• What you are asked to do: Output exactly the lines from the line containing "Convert this screenshot to HTML." through the line containing "k in attrs)e.setAttribute(k,attrs[k]);", inclusive, and omit any pictures.

• Task input:
◇ ◇ ◇ ◇

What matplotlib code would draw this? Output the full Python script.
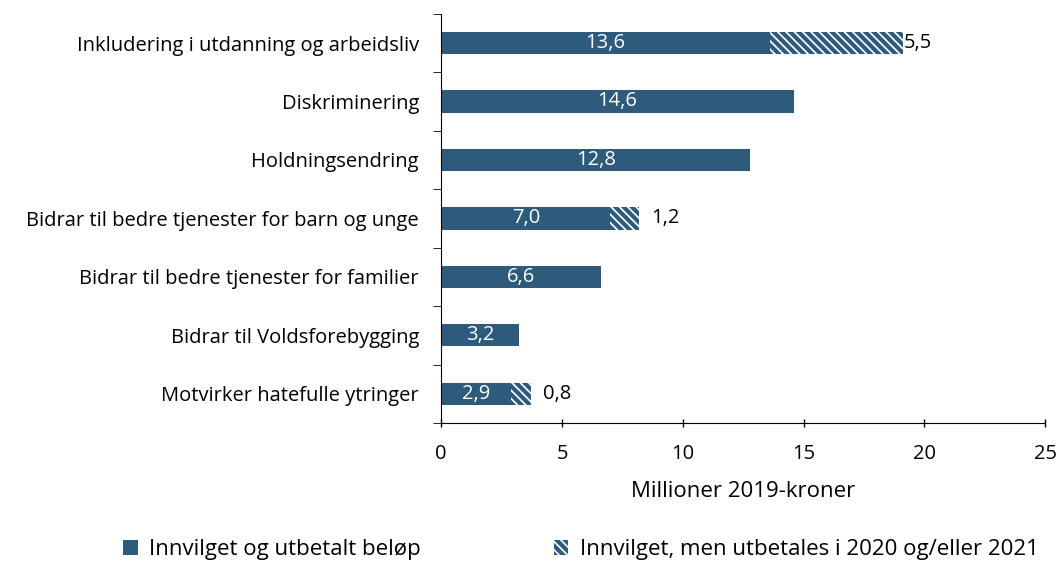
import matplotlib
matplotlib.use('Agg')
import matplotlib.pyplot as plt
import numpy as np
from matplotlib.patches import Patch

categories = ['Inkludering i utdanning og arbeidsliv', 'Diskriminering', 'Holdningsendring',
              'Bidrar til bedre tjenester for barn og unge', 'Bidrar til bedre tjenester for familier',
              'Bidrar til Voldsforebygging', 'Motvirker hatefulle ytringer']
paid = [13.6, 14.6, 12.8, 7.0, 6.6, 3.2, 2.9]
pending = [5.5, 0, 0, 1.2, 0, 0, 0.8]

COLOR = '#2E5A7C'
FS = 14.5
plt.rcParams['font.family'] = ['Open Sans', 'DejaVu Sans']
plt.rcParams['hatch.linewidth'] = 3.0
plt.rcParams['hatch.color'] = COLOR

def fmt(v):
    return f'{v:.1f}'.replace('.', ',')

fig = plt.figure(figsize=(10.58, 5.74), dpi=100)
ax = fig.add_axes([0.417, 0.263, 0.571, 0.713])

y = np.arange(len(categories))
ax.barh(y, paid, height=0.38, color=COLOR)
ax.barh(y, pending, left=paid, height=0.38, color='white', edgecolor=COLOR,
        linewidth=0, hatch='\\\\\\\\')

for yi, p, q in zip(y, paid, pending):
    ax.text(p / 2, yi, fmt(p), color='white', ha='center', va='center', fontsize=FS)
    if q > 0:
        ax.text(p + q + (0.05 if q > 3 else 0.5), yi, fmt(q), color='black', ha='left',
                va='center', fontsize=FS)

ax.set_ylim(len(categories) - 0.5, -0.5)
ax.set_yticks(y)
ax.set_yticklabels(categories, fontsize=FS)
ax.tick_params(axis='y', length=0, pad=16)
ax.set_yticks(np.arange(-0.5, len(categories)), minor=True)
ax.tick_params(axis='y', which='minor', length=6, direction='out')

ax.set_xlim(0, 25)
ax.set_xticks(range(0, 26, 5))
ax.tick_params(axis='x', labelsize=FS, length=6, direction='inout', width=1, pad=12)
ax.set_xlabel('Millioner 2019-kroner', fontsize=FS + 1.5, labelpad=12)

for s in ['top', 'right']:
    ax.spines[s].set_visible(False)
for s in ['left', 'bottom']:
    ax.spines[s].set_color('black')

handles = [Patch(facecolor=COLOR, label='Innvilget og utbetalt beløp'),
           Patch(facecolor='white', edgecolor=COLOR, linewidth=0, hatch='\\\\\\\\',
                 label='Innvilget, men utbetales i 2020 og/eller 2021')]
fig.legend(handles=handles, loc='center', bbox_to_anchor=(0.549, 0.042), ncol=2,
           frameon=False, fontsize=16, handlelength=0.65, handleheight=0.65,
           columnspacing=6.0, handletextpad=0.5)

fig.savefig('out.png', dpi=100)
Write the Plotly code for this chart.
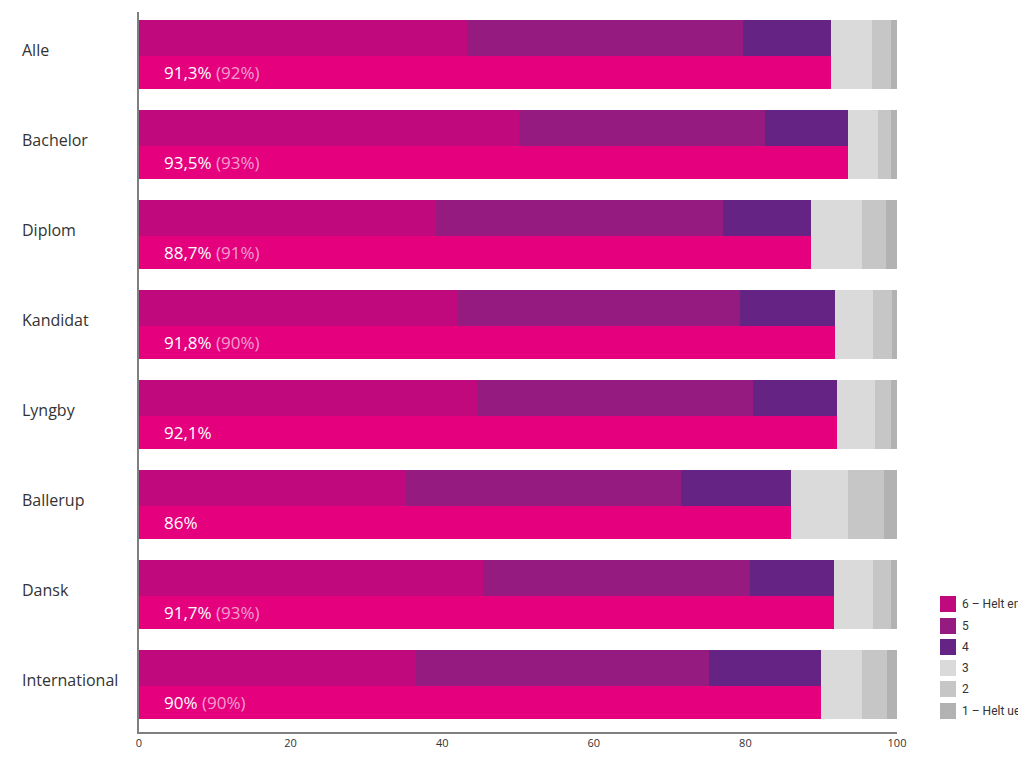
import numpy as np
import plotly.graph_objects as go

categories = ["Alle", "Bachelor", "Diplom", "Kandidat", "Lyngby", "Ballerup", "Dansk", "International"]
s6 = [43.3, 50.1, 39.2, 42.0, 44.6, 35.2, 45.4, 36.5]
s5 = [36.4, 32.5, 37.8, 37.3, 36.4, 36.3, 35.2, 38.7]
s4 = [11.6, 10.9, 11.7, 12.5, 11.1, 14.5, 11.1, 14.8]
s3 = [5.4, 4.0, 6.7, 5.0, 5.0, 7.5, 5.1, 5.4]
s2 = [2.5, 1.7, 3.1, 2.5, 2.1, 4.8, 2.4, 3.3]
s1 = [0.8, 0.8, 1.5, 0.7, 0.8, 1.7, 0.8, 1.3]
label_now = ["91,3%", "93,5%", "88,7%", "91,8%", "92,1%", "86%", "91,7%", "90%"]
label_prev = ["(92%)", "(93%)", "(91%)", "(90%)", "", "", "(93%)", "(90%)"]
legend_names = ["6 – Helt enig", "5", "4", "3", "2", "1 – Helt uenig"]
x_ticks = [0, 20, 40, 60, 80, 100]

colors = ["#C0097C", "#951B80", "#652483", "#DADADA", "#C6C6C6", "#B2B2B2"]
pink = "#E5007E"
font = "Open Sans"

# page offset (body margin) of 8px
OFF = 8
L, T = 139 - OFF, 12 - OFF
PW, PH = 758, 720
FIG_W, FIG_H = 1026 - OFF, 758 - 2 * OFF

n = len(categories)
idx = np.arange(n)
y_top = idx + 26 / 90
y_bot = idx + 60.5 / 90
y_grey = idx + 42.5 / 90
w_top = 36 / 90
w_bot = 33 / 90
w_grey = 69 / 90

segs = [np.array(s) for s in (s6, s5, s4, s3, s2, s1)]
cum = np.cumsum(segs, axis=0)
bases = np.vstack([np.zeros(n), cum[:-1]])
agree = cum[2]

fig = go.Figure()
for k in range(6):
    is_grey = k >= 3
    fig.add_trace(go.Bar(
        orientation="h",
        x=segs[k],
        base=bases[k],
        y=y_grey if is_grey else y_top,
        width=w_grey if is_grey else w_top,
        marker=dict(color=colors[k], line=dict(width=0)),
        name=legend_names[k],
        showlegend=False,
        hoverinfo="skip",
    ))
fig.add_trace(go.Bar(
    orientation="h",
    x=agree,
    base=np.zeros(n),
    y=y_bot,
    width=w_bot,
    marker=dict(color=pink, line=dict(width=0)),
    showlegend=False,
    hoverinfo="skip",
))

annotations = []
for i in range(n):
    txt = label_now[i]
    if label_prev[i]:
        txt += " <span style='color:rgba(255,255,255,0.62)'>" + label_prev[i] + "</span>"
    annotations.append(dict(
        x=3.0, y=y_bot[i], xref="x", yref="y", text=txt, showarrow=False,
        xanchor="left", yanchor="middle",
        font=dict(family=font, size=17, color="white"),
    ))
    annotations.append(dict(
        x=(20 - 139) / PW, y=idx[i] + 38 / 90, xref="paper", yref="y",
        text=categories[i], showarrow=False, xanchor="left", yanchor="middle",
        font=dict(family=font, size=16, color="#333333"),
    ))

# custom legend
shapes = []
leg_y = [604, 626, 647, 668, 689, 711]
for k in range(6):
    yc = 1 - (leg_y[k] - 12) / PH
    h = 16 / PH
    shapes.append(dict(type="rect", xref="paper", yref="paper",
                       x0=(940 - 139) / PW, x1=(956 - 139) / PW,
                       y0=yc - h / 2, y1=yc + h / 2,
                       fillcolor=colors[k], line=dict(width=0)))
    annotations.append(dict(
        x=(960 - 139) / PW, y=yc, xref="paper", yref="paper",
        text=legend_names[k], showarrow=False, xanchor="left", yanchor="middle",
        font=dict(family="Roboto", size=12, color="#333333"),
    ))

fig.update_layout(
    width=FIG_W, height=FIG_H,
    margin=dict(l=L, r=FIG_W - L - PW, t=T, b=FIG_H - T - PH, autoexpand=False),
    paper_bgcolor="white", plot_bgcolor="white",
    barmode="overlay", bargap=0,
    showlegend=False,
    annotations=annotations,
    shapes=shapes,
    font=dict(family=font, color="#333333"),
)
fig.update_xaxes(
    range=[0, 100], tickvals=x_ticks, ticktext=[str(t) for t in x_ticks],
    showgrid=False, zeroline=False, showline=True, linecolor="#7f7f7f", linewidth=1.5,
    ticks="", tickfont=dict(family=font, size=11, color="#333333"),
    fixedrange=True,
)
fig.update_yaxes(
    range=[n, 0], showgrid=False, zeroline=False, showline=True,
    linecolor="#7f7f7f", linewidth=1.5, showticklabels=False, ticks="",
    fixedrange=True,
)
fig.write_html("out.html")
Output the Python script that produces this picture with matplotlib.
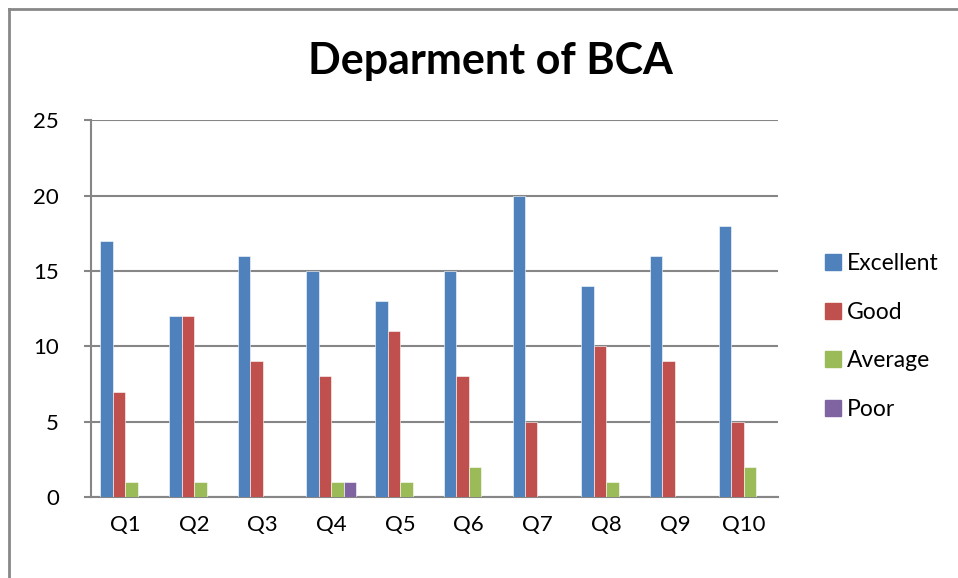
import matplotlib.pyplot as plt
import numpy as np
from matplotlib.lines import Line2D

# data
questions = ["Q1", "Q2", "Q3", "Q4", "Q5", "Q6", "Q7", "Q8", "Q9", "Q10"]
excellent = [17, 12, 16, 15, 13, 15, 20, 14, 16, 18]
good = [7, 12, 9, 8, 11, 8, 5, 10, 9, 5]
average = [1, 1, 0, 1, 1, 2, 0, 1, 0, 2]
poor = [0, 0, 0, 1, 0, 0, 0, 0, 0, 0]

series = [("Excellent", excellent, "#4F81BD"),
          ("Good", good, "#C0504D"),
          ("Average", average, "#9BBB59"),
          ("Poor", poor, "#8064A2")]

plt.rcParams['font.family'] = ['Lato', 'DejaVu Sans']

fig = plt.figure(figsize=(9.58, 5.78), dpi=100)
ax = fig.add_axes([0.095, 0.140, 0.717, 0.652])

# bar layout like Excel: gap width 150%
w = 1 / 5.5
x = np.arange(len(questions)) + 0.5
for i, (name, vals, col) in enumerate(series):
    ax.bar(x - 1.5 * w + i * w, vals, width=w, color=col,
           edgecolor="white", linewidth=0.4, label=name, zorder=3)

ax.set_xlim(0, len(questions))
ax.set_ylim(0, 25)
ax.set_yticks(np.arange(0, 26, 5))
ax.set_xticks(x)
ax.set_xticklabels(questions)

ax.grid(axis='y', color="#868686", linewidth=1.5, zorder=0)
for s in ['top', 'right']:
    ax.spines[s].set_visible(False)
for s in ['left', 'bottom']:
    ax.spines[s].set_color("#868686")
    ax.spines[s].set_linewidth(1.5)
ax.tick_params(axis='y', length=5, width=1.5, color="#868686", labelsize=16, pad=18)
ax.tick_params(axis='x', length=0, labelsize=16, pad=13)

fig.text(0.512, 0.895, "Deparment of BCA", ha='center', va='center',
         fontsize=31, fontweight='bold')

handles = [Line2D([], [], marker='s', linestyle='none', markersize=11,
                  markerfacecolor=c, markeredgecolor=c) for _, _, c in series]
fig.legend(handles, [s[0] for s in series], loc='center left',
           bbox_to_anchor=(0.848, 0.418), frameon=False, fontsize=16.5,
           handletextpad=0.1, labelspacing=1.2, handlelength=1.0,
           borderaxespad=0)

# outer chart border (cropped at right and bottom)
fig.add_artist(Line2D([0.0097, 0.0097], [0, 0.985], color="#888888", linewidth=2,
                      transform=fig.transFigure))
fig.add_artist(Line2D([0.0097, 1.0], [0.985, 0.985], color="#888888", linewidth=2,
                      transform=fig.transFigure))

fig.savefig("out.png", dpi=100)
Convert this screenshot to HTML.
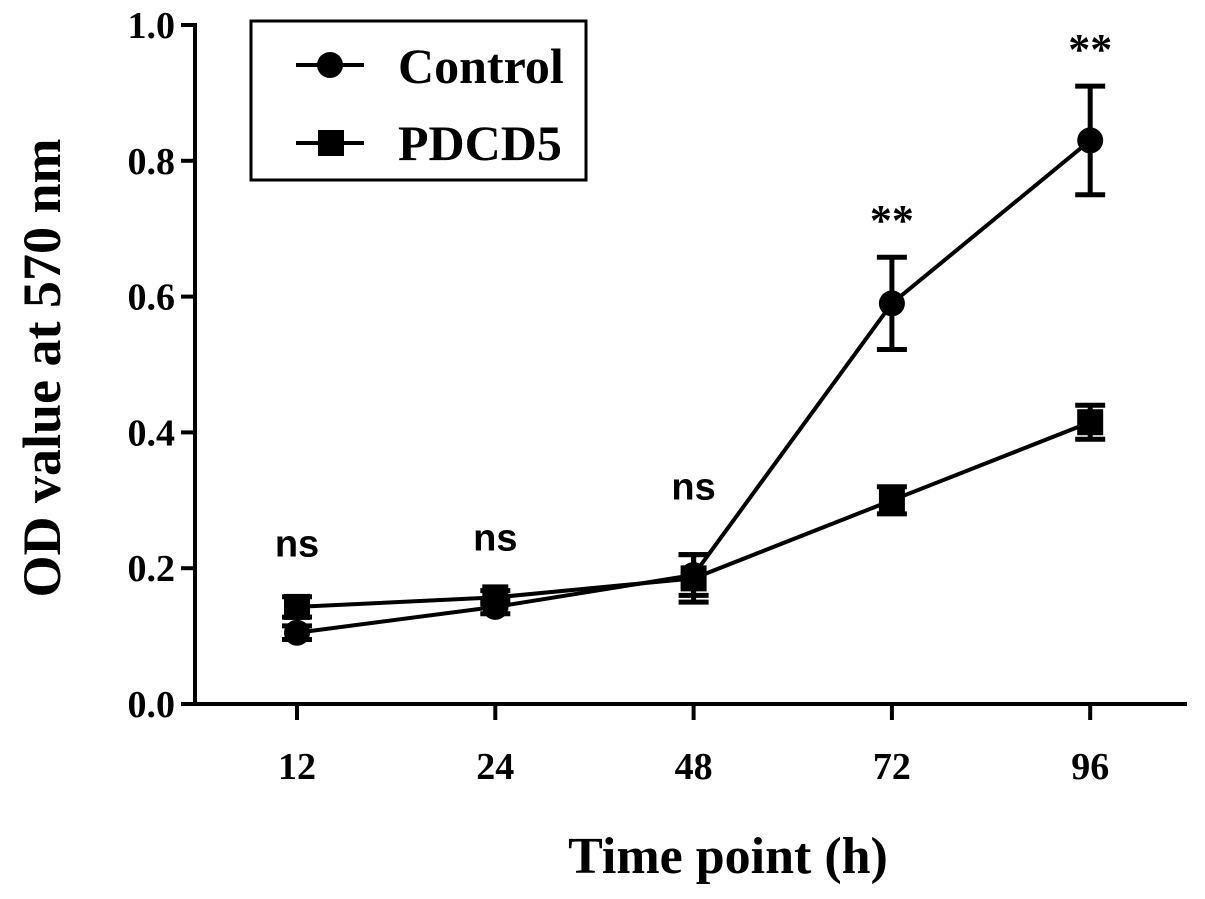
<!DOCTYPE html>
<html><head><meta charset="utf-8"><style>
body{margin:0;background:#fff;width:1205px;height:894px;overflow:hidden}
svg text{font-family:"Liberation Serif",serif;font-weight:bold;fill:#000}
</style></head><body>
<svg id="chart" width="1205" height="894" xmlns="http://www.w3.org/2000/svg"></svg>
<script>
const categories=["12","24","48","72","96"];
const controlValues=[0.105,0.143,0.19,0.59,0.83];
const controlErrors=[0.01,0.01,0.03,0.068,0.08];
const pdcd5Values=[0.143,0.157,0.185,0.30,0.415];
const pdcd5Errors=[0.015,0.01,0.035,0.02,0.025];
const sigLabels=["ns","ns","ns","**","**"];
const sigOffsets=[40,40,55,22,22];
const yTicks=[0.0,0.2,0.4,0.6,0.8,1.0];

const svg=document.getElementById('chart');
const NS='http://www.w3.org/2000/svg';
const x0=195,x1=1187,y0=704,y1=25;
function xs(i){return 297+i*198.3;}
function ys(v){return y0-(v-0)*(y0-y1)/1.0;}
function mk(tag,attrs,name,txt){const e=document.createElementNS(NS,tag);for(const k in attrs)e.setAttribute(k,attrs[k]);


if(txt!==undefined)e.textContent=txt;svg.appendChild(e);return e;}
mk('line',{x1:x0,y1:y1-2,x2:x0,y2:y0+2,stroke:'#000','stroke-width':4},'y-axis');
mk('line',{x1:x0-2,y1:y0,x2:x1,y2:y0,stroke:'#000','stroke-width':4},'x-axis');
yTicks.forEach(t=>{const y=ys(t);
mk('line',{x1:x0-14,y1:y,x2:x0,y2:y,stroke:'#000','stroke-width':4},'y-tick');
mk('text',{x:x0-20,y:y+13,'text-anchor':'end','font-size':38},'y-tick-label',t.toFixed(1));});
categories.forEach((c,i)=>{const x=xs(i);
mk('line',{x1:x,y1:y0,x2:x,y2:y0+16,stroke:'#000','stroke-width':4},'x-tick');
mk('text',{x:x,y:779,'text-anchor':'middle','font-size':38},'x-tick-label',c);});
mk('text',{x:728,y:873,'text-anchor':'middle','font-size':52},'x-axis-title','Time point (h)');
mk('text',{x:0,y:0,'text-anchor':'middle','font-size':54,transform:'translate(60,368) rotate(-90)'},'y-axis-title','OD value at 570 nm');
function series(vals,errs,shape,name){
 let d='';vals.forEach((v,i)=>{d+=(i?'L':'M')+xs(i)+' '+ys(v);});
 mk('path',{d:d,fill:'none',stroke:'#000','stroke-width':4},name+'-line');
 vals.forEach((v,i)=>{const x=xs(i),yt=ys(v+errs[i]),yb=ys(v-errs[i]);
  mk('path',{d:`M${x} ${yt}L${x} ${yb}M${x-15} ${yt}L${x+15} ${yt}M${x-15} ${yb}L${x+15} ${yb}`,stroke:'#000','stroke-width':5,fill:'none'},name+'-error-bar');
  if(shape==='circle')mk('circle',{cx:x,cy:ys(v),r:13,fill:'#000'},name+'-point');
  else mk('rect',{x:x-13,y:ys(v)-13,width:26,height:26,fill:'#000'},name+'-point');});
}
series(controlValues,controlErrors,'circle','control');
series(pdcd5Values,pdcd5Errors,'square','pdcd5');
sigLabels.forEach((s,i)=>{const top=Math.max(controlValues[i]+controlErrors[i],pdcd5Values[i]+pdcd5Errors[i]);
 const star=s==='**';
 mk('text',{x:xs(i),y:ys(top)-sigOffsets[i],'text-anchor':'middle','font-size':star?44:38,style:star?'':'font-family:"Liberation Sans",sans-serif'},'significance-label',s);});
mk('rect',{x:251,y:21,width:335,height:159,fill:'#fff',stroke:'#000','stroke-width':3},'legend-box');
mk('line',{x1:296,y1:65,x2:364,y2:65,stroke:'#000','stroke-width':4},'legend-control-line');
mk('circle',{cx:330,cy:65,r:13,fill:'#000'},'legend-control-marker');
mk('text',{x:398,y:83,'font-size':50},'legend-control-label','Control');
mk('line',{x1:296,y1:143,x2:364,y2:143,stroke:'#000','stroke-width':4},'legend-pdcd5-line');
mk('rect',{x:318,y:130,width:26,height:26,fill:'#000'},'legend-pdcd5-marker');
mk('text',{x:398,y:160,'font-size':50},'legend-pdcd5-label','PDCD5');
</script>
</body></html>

◇ ◇ ◇ ◇

• Solution to this task:
Convert this screenshot to HTML.
<!DOCTYPE html>
<html><head><meta charset="utf-8"><style>
body{margin:0;background:#fff;width:1205px;height:894px;overflow:hidden}
svg text{font-family:"Liberation Serif",serif;font-weight:bold;fill:#000}
</style></head><body>
<svg id="chart" width="1205" height="894" xmlns="http://www.w3.org/2000/svg"></svg>
<script>
const categories=["12","24","48","72","96"];
const controlValues=[0.105,0.143,0.19,0.59,0.83];
const controlErrors=[0.01,0.01,0.03,0.068,0.08];
const pdcd5Values=[0.143,0.157,0.185,0.30,0.415];
const pdcd5Errors=[0.015,0.01,0.035,0.02,0.025];
const sigLabels=["ns","ns","ns","**","**"];
const sigOffsets=[40,40,55,22,22];
const yTicks=[0.0,0.2,0.4,0.6,0.8,1.0];

const svg=document.getElementById('chart');
const NS='http://www.w3.org/2000/svg';
const x0=195,x1=1187,y0=704,y1=25;
function xs(i){return 297+i*198.3;}
function ys(v){return y0-(v-0)*(y0-y1)/1.0;}
function mk(tag,attrs,name,txt){const e=document.createElementNS(NS,tag);for(const k in attrs)e.setAttribute(k,attrs[k]);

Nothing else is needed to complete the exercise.